**GOAL**
Reproduce all of the data below without alteration; exclude every picture.

**RAW RECORDS**
..............................

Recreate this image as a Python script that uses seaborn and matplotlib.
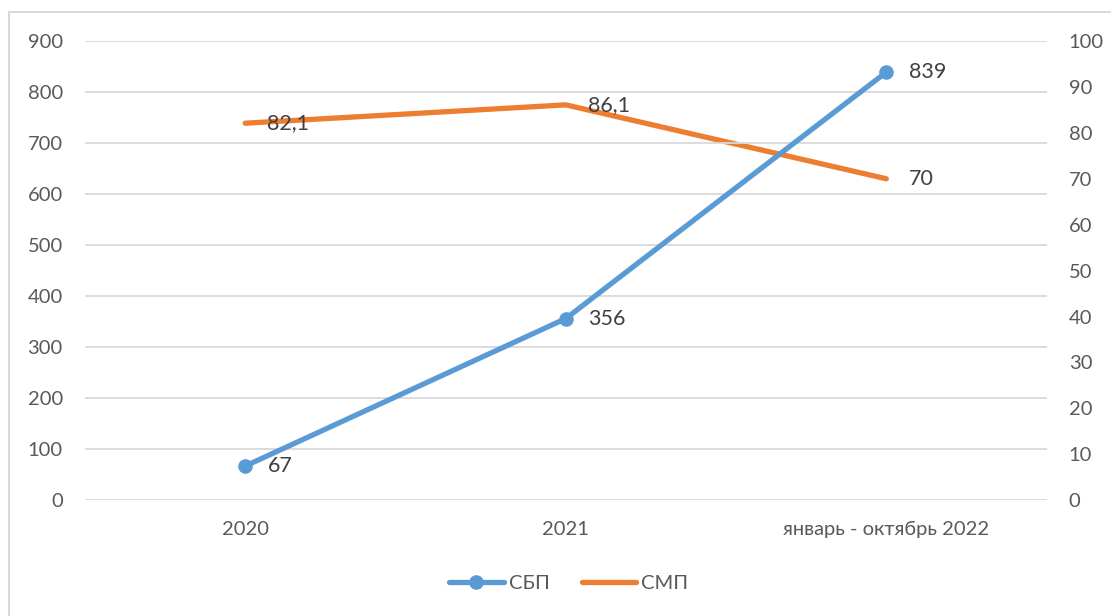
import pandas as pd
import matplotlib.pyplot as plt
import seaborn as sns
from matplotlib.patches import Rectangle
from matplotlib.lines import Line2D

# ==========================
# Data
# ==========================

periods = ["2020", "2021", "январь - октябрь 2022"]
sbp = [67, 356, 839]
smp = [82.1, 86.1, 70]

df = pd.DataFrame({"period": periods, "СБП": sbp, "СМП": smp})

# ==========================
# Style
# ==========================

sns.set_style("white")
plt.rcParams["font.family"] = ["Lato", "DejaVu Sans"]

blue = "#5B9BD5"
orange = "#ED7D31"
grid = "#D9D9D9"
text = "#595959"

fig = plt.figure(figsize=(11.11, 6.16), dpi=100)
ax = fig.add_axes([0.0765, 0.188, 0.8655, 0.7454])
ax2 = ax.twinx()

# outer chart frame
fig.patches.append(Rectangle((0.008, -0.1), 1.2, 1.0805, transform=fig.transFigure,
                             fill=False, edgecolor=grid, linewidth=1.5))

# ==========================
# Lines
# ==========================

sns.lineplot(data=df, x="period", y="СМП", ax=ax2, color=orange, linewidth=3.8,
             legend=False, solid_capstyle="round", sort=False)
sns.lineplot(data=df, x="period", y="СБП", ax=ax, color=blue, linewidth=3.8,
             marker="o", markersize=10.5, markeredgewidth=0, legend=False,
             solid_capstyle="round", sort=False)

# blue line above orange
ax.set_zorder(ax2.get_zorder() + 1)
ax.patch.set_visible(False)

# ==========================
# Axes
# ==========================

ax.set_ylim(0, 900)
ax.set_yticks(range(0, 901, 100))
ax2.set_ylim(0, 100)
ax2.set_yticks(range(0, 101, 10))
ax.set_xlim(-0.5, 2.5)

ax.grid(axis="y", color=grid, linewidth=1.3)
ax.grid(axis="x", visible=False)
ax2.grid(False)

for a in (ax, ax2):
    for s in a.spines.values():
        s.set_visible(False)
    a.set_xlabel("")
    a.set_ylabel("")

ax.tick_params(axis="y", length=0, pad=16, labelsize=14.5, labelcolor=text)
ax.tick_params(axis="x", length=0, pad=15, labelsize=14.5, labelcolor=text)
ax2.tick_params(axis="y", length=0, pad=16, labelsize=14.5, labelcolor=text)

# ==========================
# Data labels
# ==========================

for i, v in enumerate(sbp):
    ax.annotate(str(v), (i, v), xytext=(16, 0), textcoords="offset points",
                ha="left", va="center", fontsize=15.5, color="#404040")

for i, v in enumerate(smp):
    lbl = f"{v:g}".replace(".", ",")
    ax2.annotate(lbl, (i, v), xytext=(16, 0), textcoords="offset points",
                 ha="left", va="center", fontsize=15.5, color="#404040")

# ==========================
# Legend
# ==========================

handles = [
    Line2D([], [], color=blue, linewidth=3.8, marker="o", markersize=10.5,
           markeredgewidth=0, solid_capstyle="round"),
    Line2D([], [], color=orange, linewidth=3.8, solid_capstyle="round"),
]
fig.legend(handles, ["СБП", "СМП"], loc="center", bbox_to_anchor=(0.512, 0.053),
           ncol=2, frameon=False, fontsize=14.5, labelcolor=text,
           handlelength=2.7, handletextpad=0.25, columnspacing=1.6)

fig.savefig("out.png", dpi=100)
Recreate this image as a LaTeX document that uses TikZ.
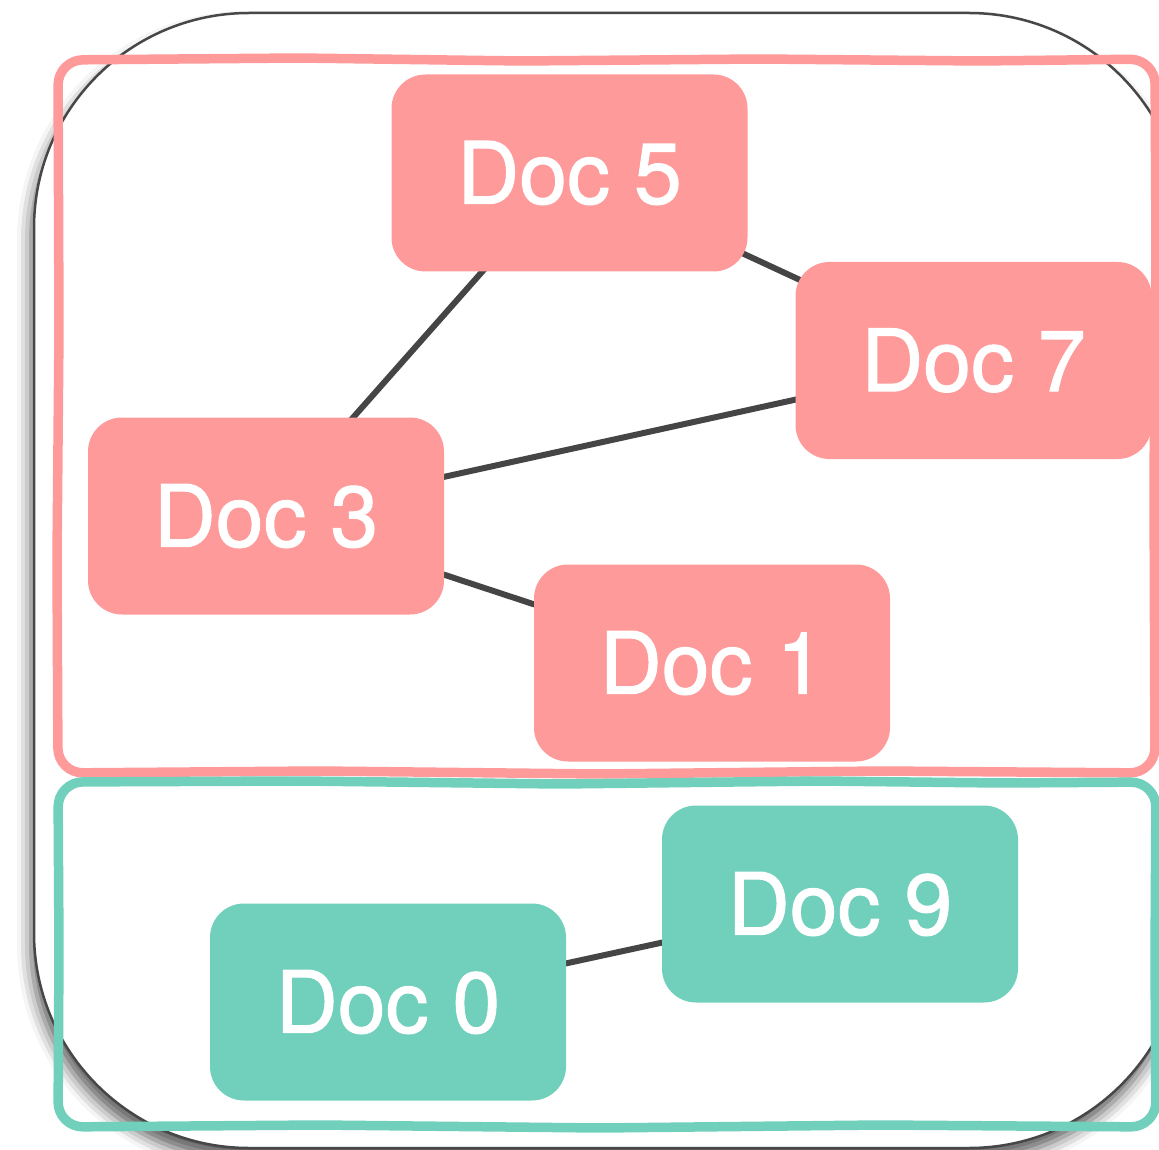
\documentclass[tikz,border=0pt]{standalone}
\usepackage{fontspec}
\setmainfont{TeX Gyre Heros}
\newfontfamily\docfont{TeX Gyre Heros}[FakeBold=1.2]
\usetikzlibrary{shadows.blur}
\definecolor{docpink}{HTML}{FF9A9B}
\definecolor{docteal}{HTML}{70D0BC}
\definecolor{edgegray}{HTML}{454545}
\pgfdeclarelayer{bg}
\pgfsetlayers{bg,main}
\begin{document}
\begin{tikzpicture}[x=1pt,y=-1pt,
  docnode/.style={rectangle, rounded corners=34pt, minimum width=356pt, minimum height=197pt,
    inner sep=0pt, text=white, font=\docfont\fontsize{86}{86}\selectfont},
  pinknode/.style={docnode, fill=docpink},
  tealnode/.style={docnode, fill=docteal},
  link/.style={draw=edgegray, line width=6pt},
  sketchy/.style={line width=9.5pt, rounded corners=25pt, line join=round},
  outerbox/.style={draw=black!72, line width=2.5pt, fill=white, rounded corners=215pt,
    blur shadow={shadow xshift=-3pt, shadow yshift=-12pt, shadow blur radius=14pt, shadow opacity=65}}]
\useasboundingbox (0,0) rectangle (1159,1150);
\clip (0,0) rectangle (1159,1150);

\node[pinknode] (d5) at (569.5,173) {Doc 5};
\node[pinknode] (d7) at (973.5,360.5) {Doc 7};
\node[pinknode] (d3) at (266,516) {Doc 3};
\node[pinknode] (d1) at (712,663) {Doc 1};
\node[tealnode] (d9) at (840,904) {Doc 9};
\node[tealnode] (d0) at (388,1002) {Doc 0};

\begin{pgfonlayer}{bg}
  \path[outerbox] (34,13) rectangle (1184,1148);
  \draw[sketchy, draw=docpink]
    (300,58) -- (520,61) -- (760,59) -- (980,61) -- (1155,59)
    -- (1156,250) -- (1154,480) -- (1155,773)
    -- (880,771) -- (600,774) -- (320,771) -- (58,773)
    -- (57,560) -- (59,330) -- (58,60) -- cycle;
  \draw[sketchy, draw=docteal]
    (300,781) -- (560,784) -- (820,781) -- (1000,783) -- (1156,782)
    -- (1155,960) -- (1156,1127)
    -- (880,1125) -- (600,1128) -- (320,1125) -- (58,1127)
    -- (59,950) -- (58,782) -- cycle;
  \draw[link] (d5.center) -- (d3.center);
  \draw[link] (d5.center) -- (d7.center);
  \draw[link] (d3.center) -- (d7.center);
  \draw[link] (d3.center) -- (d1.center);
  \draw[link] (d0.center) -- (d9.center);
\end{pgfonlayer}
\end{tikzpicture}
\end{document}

..............................

**TASK SOLUTION**
Recreate this image as a Python script that uses seaborn and matplotlib.
import pandas as pd
import matplotlib.pyplot as plt
import seaborn as sns
from matplotlib.patches import Rectangle
from matplotlib.lines import Line2D

# ==========================
# Data
# ==========================

periods = ["2020", "2021", "январь - октябрь 2022"]
sbp = [67, 356, 839]
smp = [82.1, 86.1, 70]

df = pd.DataFrame({"period": periods, "СБП": sbp, "СМП": smp})

# ==========================
# Style
# ==========================

sns.set_style("white")
plt.rcParams["font.family"] = ["Lato", "DejaVu Sans"]

blue = "#5B9BD5"
orange = "#ED7D31"
grid = "#D9D9D9"
text = "#595959"

fig = plt.figure(figsize=(11.11, 6.16), dpi=100)
ax = fig.add_axes([0.0765, 0.188, 0.8655, 0.7454])
ax2 = ax.twinx()

# outer chart frame
fig.patches.append(Rectangle((0.008, -0.1), 1.2, 1.0805, transform=fig.transFigure,
                             fill=False, edgecolor=grid, linewidth=1.5))

# ==========================
# Lines
# ==========================

sns.lineplot(data=df, x="period", y="СМП", ax=ax2, color=orange, linewidth=3.8,
             legend=False, solid_capstyle="round", sort=False)
sns.lineplot(data=df, x="period", y="СБП", ax=ax, color=blue, linewidth=3.8,
             marker="o", markersize=10.5, markeredgewidth=0, legend=False,
             solid_capstyle="round", sort=False)

# blue line above orange
ax.set_zorder(ax2.get_zorder() + 1)
ax.patch.set_visible(False)

# ==========================
# Axes
# ==========================

ax.set_ylim(0, 900)
ax.set_yticks(range(0, 901, 100))
ax2.set_ylim(0, 100)
ax2.set_yticks(range(0, 101, 10))
ax.set_xlim(-0.5, 2.5)

ax.grid(axis="y", color=grid, linewidth=1.3)
ax.grid(axis="x", visible=False)
ax2.grid(False)

for a in (ax, ax2):
    for s in a.spines.values():
        s.set_visible(False)
    a.set_xlabel("")
    a.set_ylabel("")

ax.tick_params(axis="y", length=0, pad=16, labelsize=14.5, labelcolor=text)
ax.tick_params(axis="x", length=0, pad=15, labelsize=14.5, labelcolor=text)
ax2.tick_params(axis="y", length=0, pad=16, labelsize=14.5, labelcolor=text)

# ==========================
# Data labels
# ==========================

for i, v in enumerate(sbp):
    ax.annotate(str(v), (i, v), xytext=(16, 0), textcoords="offset points",
                ha="left", va="center", fontsize=15.5, color="#404040")

for i, v in enumerate(smp):
    lbl = f"{v:g}".replace(".", ",")
    ax2.annotate(lbl, (i, v), xytext=(16, 0), textcoords="offset points",
                 ha="left", va="center", fontsize=15.5, color="#404040")

# ==========================
# Legend
# ==========================

handles = [
    Line2D([], [], color=blue, linewidth=3.8, marker="o", markersize=10.5,
           markeredgewidth=0, solid_capstyle="round"),
    Line2D([], [], color=orange, linewidth=3.8, solid_capstyle="round"),
]
fig.legend(handles, ["СБП", "СМП"], loc="center", bbox_to_anchor=(0.512, 0.053),
           ncol=2, frameon=False, fontsize=14.5, labelcolor=text,
           handlelength=2.7, handletextpad=0.25, columnspacing=1.6)

fig.savefig("out.png", dpi=100)
Recreate this image as a LaTeX document that uses TikZ.
\documentclass[tikz,border=0pt]{standalone}
\usepackage{fontspec}
\setmainfont{TeX Gyre Heros}
\newfontfamily\docfont{TeX Gyre Heros}[FakeBold=1.2]
\usetikzlibrary{shadows.blur}
\definecolor{docpink}{HTML}{FF9A9B}
\definecolor{docteal}{HTML}{70D0BC}
\definecolor{edgegray}{HTML}{454545}
\pgfdeclarelayer{bg}
\pgfsetlayers{bg,main}
\begin{document}
\begin{tikzpicture}[x=1pt,y=-1pt,
  docnode/.style={rectangle, rounded corners=34pt, minimum width=356pt, minimum height=197pt,
    inner sep=0pt, text=white, font=\docfont\fontsize{86}{86}\selectfont},
  pinknode/.style={docnode, fill=docpink},
  tealnode/.style={docnode, fill=docteal},
  link/.style={draw=edgegray, line width=6pt},
  sketchy/.style={line width=9.5pt, rounded corners=25pt, line join=round},
  outerbox/.style={draw=black!72, line width=2.5pt, fill=white, rounded corners=215pt,
    blur shadow={shadow xshift=-3pt, shadow yshift=-12pt, shadow blur radius=14pt, shadow opacity=65}}]
\useasboundingbox (0,0) rectangle (1159,1150);
\clip (0,0) rectangle (1159,1150);

\node[pinknode] (d5) at (569.5,173) {Doc 5};
\node[pinknode] (d7) at (973.5,360.5) {Doc 7};
\node[pinknode] (d3) at (266,516) {Doc 3};
\node[pinknode] (d1) at (712,663) {Doc 1};
\node[tealnode] (d9) at (840,904) {Doc 9};
\node[tealnode] (d0) at (388,1002) {Doc 0};

\begin{pgfonlayer}{bg}
  \path[outerbox] (34,13) rectangle (1184,1148);
  \draw[sketchy, draw=docpink]
    (300,58) -- (520,61) -- (760,59) -- (980,61) -- (1155,59)
    -- (1156,250) -- (1154,480) -- (1155,773)
    -- (880,771) -- (600,774) -- (320,771) -- (58,773)
    -- (57,560) -- (59,330) -- (58,60) -- cycle;
  \draw[sketchy, draw=docteal]
    (300,781) -- (560,784) -- (820,781) -- (1000,783) -- (1156,782)
    -- (1155,960) -- (1156,1127)
    -- (880,1125) -- (600,1128) -- (320,1125) -- (58,1127)
    -- (59,950) -- (58,782) -- cycle;
  \draw[link] (d5.center) -- (d3.center);
  \draw[link] (d5.center) -- (d7.center);
  \draw[link] (d3.center) -- (d7.center);
  \draw[link] (d3.center) -- (d1.center);
  \draw[link] (d0.center) -- (d9.center);
\end{pgfonlayer}
\end{tikzpicture}
\end{document}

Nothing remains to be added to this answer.